Konsekwencje dla dłużników zwlekających z płatnościami

 

Resort rozwoju zapowiada wprowadzenie przepisów dyscyplinujących dłużników zalegających z płatnościami powyżej 120-stu dni. To dobre rozwiązanie, ale należy pamiętać, że dłużnik dłużnikowi nierówny.

 

Nowe regulacje – mające ulżyć wierzycielom, a zdyscyplinować dłużników –  byłyby częścią kolejnego pakietu zmian mających wspomagać przedsiębiorców i ułatwiać prowadzenie działalności gospodarczej.

Propozycja resortu zakłada, że wierzyciel po upływie 120-stu dni od terminu płatności będzie mógł odliczyć kwotę wynikającą z niezapłaconej faktury od podstawy opodatkowania podatkiem dochodowym. Z kolei dłużnik po tym okresie nie będzie mógł zaliczyć kwoty niezapłaconej faktury do kosztów uzyskania przychodów, a ponadto kwotę swojego zobowiązania będzie musiał doliczyć do podstawy opodatkowania podatkiem dochodowym.

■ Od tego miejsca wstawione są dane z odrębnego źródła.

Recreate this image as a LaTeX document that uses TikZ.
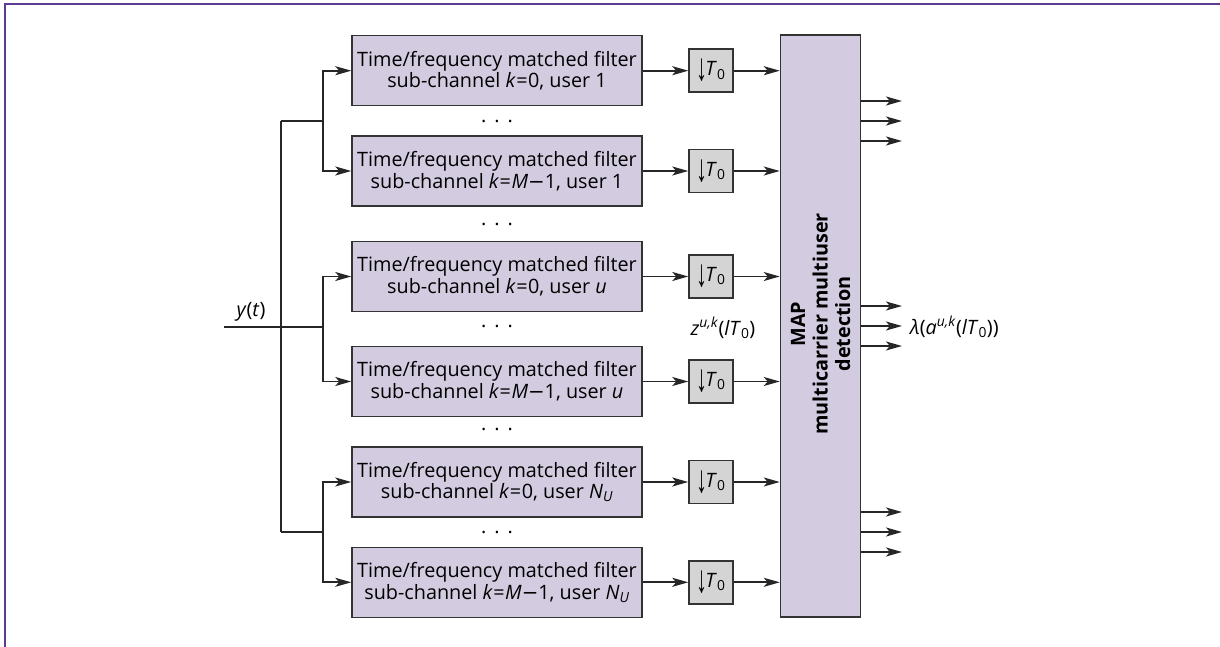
\documentclass[tikz,border=0pt]{standalone}
\usepackage{fontspec}
\setmainfont{Open Sans}
\newfontfamily\symfont{Liberation Sans}
\newfontfamily\minusfont{DejaVu Sans}
\usetikzlibrary{arrows.meta}
\definecolor{boxfill}{HTML}{D3CBE0}
\definecolor{grayfill}{HTML}{D4D4D4}
\definecolor{edgecol}{HTML}{333333}
\definecolor{framecol}{HTML}{5E3C92}
\newcommand{\Tnull}{\textit{T}\textsubscript{0}}
\newcommand{\mminus}{{\minusfont −}}
\newcommand{\eqs}{\kern0.5pt=\kern0.5pt}
\newcommand{\dnarrow}{\raisebox{-5pt}{\scalebox{1}[1.75]{\symfont\fontsize{22}{22}\selectfont ↓}}}
\tikzset{
  txt/.style={font=\fontsize{19.8}{21.7}\selectfont},
  filt/.style={txt, draw=edgecol, line width=1.5pt, fill=boxfill, minimum width=290pt, minimum height=70pt, inner sep=0pt, align=center},
  dsamp/.style={txt, draw=edgecol, line width=1.5pt, fill=grayfill, minimum width=44pt, minimum height=43pt, inner sep=0pt},
  mapbox/.style={draw=edgecol, line width=1.5pt, fill=boxfill, minimum width=80pt, minimum height=582pt, inner sep=0pt},
  conn/.style={line width=1.8pt, draw=black!85},
  arr/.style={conn, -{Stealth[length=16pt,width=9pt,inset=4pt]}},
  lbl/.style={txt, inner sep=0pt},
  dots/.style={txt, inner sep=0pt, anchor=base},
}
\begin{document}
\begin{tikzpicture}[x=1pt,y=-1pt]
\useasboundingbox (0,0) rectangle (1220,647);
\draw[framecol, line width=2.5pt] (5,647) -- (5,4) -- (1220,4);

% filters
\node[filt] (f1) at (497,70.7)  {Time/frequency matched filter\\sub-channel \textit{k}\eqs0, user 1};
\node[filt] (f2) at (497,171)   {Time/frequency matched filter\\sub-channel \textit{k}\eqs\textit{M}\mminus1, user 1};
\node[filt] (f3) at (497,276.5) {Time/frequency matched filter\\sub-channel \textit{k}\eqs0, user \textit{u}};
\node[filt] (f4) at (497,381.5) {Time/frequency matched filter\\sub-channel \textit{k}\eqs\textit{M}\mminus1, user \textit{u}};
\node[filt] (f5) at (497,482)   {Time/frequency matched filter\\sub-channel \textit{k}\eqs0, user \textit{N}\textsubscript{\textit{U}}};
\node[filt] (f6) at (497,582.3) {Time/frequency matched filter\\sub-channel \textit{k}\eqs\textit{M}\mminus1, user \textit{N}\textsubscript{\textit{U}}};

% dots
\node[dots] (p1) at (497,122.4) {.\hspace{8pt}.\hspace{8pt}.};
\node[dots] (p2) at (497,225.3) {.\hspace{8pt}.\hspace{8pt}.};
\node[dots] (p3) at (497,327.9) {.\hspace{8pt}.\hspace{8pt}.};
\node[dots] (p4) at (497,430.7) {.\hspace{8pt}.\hspace{8pt}.};
\node[dots] (p5) at (497,533.2) {.\hspace{8pt}.\hspace{8pt}.};

% downsamplers
\foreach \i/\y in {1/70.7,2/171,3/276.5,4/381.5,5/482,6/582.3}{
  \node[dsamp] (d\i) at (711,\y) {\dnarrow\kern-2pt\Tnull};
}

% MAP
\node[mapbox] (map) at (820.5,326) {};
\node[txt, font=\fontsize{19.8}{22.5}\selectfont\bfseries, rotate=90, align=center, inner sep=0pt] (maptxt) at (820.5,324) {MAP\\multicarrier multiuser\\detection};

\foreach \i in {1,...,6}{
  \draw[arr] (f\i.east) -- (d\i.west);
  \draw[arr] (d\i.east) -- (map.west |- d\i.east);
}

% input bus
\coordinate (in) at (224,326.7);
\coordinate (bt) at (281,121);
\coordinate (bb) at (281,532);
\coordinate (tj) at (323,121);
\coordinate (mj) at (323,326.7);
\coordinate (bj) at (323,532);
\draw[conn] (bt) -- (bb);
\draw[conn] (bt) -- (tj);
\draw[conn] (in) -- (mj);
\draw[conn] (bb) -- (bj);
\draw[arr] (tj) |- (f1.west);
\draw[arr] (tj) |- (f2.west);
\draw[arr] (mj) |- (f3.west);
\draw[arr] (mj) |- (f4.west);
\draw[arr] (bj) |- (f5.west);
\draw[arr] (bj) |- (f6.west);
\node[lbl, anchor=base] (ylab) at (251,316) {\textit{y}(\textit{t})};

% outputs
\foreach \i/\y in {1/101,2/121,3/141,4/306,5/326,6/346,7/512,8/532,9/552}{
  \coordinate (o\i) at (902,\y);
  \draw[arr] (map.east |- o\i) -- (o\i);
}

\node[lbl, anchor=base] (zlab) at (723,335) {\textit{z}\textsuperscript{\textit{u,k}}(\textit{lT}\textsubscript{0})};
\node[lbl, anchor=base west] (lamlab) at (910,334) {\textit{λ}(\textit{a}\textsuperscript{\textit{u,k}}(\textit{lT}\textsubscript{0}))};
\end{tikzpicture}
\end{document}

W ocenie Pracodawców RP takie rozwiązanie należy co do zasady ocenić pozytywnie. Wierzyciel nie powinien bowiem ponosić dodatkowych negatywnych konsekwencji wynikających z niezapłacenia mu należności przez kontrahenta. Natomiast konsekwencje tej propozycji dla dłużników powinny zmobilizować ich do terminowego płacenia swoich zobowiązań. W trakcie procesu legislacyjnego resort rozwoju powinien jednak mieć na względzie okoliczności, iż zadłużenie przedsiębiorstwa może być incydentalne i chwilowe. W takiej sytuacji karanie dłużnika może okazać się niewspółmierne i wpędzić go w jeszcze większe kłopoty finansowe. Dlatego warto zastanowić się nad objęciem zaproponowanym rozwiązaniem tylko dłużników-recydywistów, czyli takich, którzy notorycznie i nierzadko celowo nie regulują swoich zobowiązań w terminie.